* begin WORKING DATA *

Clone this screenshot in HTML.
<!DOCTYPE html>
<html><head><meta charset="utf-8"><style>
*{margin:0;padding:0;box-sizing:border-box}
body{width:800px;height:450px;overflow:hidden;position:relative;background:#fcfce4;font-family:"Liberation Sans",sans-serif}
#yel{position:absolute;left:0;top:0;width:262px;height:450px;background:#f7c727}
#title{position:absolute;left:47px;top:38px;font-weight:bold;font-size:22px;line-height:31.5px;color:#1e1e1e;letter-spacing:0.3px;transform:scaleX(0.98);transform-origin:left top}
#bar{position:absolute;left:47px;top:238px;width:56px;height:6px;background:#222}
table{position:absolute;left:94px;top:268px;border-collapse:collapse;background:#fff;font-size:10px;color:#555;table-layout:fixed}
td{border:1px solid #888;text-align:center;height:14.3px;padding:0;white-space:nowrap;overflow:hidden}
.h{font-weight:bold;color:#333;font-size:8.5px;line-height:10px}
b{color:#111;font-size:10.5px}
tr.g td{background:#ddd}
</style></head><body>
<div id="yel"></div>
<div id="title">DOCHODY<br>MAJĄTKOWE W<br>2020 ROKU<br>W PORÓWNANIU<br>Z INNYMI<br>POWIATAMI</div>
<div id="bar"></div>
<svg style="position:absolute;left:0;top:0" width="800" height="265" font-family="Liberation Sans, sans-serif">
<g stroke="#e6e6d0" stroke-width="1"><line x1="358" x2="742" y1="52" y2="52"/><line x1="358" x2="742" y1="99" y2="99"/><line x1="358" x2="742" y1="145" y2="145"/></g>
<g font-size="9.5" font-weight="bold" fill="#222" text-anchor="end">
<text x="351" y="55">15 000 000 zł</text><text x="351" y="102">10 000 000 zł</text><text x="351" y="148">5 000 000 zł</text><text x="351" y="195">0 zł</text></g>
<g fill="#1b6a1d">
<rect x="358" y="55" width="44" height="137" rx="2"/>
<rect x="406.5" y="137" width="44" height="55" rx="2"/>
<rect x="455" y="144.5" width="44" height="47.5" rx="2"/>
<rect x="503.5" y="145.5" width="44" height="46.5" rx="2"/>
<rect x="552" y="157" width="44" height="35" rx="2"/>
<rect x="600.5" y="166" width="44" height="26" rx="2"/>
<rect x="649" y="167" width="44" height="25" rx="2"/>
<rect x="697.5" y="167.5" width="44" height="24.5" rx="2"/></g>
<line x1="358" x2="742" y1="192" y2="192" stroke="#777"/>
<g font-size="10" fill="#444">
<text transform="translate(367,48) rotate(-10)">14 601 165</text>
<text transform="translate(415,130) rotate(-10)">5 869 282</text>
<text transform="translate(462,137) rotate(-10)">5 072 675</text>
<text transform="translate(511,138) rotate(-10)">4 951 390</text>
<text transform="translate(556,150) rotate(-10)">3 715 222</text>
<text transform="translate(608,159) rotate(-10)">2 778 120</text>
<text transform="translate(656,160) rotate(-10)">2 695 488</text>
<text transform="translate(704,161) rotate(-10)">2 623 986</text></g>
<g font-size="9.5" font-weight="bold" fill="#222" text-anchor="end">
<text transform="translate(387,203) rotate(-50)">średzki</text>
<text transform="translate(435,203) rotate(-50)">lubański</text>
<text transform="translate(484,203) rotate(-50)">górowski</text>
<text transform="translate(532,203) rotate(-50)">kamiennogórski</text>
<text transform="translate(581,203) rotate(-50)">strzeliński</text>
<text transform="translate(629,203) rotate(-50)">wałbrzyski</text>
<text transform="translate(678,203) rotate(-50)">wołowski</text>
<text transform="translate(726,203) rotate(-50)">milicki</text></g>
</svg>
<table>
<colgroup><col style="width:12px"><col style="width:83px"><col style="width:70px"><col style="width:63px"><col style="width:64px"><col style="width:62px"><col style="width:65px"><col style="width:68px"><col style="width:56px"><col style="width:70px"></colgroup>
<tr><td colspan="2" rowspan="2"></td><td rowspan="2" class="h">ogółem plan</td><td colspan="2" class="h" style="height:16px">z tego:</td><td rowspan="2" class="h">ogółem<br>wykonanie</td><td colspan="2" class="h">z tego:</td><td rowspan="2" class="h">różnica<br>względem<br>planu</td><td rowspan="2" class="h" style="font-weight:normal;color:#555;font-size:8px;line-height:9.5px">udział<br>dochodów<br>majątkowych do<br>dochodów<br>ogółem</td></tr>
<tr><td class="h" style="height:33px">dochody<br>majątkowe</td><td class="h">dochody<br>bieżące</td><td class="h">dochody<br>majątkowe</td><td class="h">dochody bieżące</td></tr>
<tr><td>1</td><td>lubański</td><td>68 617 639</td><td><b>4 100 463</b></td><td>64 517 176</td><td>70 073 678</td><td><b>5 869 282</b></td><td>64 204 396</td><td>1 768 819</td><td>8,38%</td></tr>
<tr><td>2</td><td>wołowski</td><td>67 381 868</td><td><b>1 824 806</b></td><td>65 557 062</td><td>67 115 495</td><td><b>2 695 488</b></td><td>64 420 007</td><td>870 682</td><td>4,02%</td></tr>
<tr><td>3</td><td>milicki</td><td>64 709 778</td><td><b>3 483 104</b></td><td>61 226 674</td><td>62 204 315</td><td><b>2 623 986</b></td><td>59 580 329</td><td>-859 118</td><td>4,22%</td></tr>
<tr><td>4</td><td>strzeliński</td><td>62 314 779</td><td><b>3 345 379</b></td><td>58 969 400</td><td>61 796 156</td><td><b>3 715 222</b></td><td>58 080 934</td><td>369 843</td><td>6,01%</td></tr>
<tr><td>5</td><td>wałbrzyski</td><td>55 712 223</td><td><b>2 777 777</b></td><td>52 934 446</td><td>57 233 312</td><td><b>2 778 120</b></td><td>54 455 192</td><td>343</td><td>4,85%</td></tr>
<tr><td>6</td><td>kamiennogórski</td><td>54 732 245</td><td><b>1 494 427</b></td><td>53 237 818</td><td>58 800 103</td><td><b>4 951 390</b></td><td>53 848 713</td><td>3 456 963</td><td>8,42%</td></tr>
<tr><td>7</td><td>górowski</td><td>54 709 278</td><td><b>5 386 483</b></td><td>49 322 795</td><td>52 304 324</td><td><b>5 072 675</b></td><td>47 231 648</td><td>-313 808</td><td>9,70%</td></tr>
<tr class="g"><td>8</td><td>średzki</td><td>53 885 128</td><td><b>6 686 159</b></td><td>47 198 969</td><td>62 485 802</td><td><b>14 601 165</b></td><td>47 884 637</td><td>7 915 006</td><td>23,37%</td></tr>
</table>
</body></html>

* end WORKING DATA *
* begin WORKING DATA *

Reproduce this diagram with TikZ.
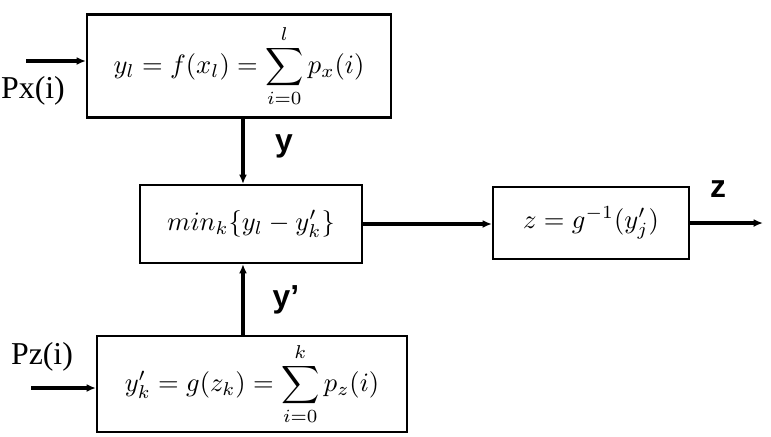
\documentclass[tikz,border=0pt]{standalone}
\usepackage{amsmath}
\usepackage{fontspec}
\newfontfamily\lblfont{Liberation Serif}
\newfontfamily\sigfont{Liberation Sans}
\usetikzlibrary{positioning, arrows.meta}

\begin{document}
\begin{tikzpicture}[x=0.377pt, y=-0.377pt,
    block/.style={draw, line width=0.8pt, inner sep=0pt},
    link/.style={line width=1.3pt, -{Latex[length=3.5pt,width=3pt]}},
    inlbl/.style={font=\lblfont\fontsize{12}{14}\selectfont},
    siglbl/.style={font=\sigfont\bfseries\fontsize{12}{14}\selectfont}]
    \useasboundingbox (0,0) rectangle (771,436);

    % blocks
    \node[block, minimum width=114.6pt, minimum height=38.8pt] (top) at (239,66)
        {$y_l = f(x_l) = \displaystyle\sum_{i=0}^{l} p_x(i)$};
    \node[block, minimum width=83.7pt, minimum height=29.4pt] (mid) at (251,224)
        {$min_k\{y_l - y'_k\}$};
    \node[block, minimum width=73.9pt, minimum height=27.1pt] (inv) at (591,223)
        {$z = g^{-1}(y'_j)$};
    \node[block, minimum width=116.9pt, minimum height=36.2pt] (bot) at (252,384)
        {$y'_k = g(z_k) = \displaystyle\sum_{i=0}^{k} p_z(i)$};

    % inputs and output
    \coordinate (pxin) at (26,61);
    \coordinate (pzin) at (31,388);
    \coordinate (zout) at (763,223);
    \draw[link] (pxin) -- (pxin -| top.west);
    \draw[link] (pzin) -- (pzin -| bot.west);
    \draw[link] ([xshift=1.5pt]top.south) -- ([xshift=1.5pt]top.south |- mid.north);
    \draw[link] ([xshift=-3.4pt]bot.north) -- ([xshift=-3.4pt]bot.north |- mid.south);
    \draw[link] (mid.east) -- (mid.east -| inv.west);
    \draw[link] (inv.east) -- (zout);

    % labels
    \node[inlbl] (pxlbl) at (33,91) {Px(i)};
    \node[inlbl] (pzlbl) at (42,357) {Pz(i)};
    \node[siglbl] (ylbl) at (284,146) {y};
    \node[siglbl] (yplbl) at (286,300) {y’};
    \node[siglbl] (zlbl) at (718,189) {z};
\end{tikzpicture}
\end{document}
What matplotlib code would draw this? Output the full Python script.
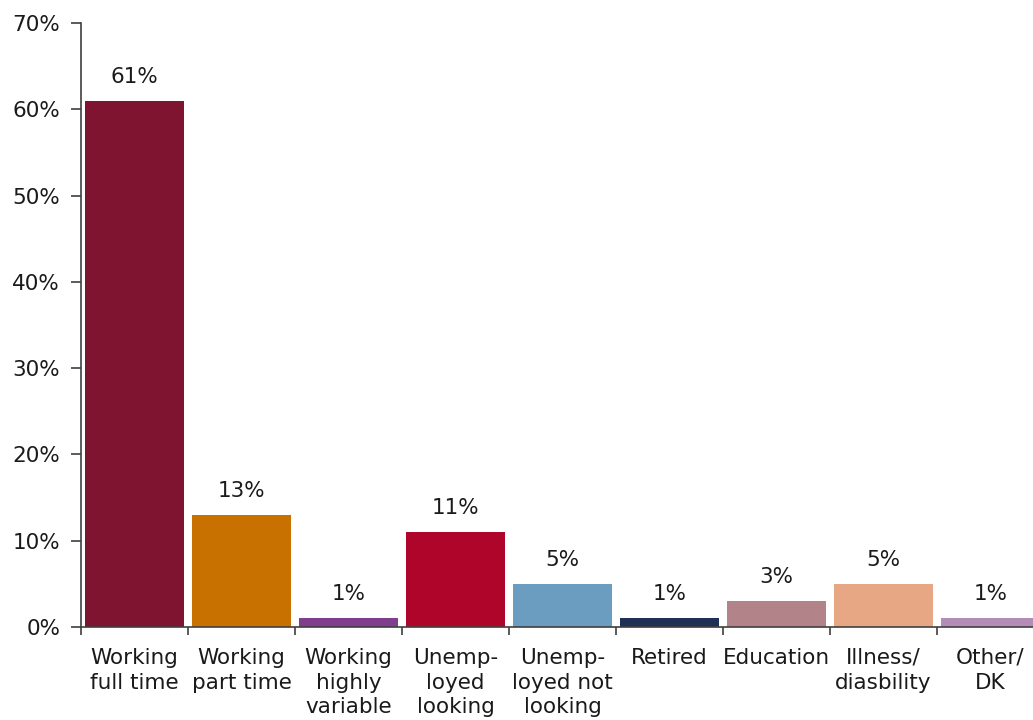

* end WORKING DATA *
* begin WORKING DATA *

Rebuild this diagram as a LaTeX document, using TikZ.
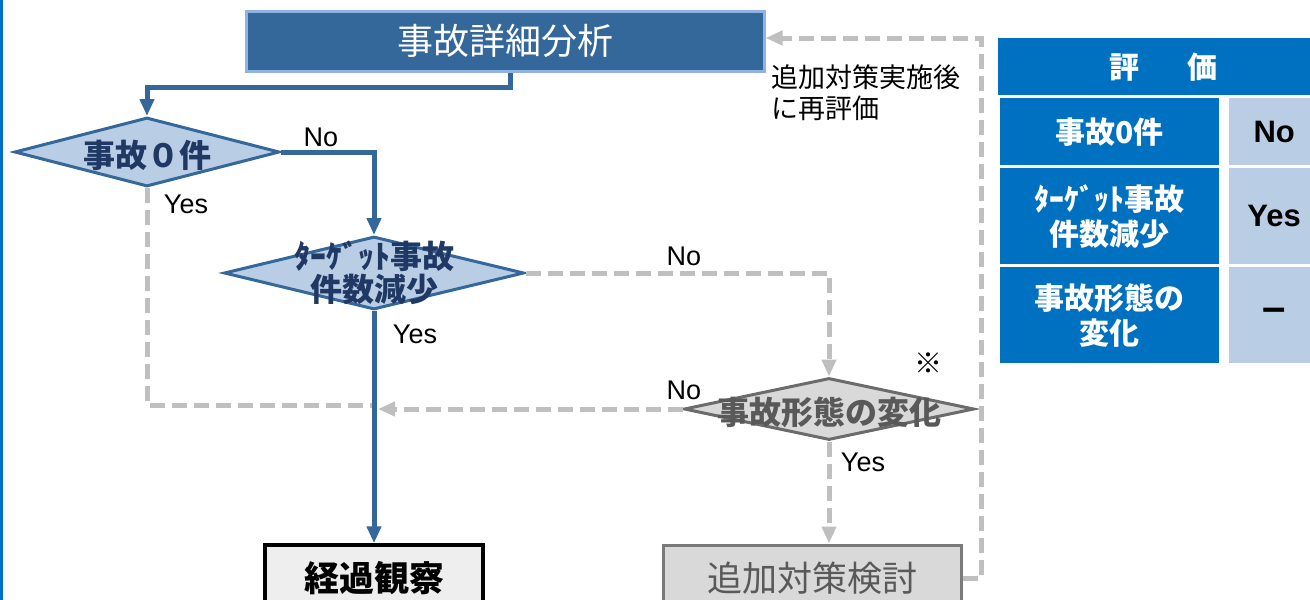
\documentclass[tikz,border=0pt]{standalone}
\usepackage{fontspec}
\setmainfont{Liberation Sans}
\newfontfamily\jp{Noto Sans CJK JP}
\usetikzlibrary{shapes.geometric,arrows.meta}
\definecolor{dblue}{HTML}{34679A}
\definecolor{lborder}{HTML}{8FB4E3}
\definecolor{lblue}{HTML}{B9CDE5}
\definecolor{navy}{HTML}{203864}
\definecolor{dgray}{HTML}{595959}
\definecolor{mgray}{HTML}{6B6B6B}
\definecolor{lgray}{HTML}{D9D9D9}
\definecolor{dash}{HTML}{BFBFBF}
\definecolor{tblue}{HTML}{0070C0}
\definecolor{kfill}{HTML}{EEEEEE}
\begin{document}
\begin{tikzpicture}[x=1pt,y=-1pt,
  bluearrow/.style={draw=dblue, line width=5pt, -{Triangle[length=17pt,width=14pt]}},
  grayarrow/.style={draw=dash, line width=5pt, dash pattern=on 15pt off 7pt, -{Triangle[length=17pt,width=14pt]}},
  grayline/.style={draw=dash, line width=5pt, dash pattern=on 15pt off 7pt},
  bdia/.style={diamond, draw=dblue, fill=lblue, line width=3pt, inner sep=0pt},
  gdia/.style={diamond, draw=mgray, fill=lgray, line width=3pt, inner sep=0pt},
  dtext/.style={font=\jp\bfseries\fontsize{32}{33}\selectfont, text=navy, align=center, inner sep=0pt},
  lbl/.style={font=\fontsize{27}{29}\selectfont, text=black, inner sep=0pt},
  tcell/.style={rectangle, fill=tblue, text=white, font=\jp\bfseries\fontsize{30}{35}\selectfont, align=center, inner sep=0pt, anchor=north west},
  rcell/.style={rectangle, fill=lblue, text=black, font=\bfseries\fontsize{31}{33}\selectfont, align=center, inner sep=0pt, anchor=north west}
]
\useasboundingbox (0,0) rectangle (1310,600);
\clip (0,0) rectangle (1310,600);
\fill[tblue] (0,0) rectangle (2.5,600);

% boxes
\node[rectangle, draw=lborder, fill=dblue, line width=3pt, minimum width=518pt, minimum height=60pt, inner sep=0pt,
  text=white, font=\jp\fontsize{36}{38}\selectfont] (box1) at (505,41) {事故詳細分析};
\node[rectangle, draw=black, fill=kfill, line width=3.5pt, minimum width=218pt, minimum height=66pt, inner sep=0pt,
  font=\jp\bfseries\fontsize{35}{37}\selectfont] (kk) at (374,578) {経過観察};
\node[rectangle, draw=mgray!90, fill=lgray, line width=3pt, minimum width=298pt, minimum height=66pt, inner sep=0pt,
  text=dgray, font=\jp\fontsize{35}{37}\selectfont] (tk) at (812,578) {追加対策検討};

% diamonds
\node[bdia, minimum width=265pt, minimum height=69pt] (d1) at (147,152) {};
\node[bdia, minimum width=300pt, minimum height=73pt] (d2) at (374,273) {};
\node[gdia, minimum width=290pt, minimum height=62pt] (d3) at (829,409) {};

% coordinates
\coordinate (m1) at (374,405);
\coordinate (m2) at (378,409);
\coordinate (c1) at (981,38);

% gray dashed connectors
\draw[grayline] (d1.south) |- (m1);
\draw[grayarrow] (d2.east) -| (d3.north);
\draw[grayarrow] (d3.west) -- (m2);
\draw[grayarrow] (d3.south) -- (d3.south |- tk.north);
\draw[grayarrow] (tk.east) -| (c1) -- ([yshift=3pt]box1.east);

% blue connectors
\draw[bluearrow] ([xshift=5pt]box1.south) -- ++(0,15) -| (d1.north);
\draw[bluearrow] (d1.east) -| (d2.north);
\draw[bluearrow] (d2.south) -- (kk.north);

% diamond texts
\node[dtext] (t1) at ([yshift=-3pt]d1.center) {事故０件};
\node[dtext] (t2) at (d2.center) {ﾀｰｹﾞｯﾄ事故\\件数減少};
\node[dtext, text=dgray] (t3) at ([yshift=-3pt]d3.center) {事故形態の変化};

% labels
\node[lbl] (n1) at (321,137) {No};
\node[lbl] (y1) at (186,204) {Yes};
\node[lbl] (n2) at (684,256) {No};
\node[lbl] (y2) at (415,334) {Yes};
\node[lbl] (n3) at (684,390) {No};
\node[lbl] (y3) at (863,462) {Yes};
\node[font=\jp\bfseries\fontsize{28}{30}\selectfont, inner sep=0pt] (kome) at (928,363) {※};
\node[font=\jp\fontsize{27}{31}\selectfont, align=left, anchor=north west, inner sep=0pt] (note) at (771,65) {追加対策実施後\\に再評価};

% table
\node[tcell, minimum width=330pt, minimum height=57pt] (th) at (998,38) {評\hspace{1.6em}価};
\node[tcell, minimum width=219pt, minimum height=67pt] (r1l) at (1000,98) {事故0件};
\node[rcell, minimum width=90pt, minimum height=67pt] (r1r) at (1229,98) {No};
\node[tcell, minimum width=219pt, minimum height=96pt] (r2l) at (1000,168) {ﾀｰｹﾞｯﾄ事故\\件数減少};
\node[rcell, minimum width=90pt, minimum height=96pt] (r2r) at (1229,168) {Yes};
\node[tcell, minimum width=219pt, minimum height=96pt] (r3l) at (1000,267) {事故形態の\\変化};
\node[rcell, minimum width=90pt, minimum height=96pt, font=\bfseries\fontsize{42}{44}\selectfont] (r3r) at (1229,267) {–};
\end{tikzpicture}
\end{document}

* end WORKING DATA *

**PROBLEM REQUIREMENTS:** Restate word for word the part that opens with the line containing "Reproduce this diagram with TikZ." and closes with the line containing "(0,0) rectangle (771,436);", both ends included, and nothing else. Omit any images.

**TASK RESULT:**
Reproduce this diagram with TikZ.
\documentclass[tikz,border=0pt]{standalone}
\usepackage{amsmath}
\usepackage{fontspec}
\newfontfamily\lblfont{Liberation Serif}
\newfontfamily\sigfont{Liberation Sans}
\usetikzlibrary{positioning, arrows.meta}

\begin{document}
\begin{tikzpicture}[x=0.377pt, y=-0.377pt,
    block/.style={draw, line width=0.8pt, inner sep=0pt},
    link/.style={line width=1.3pt, -{Latex[length=3.5pt,width=3pt]}},
    inlbl/.style={font=\lblfont\fontsize{12}{14}\selectfont},
    siglbl/.style={font=\sigfont\bfseries\fontsize{12}{14}\selectfont}]
    \useasboundingbox (0,0) rectangle (771,436);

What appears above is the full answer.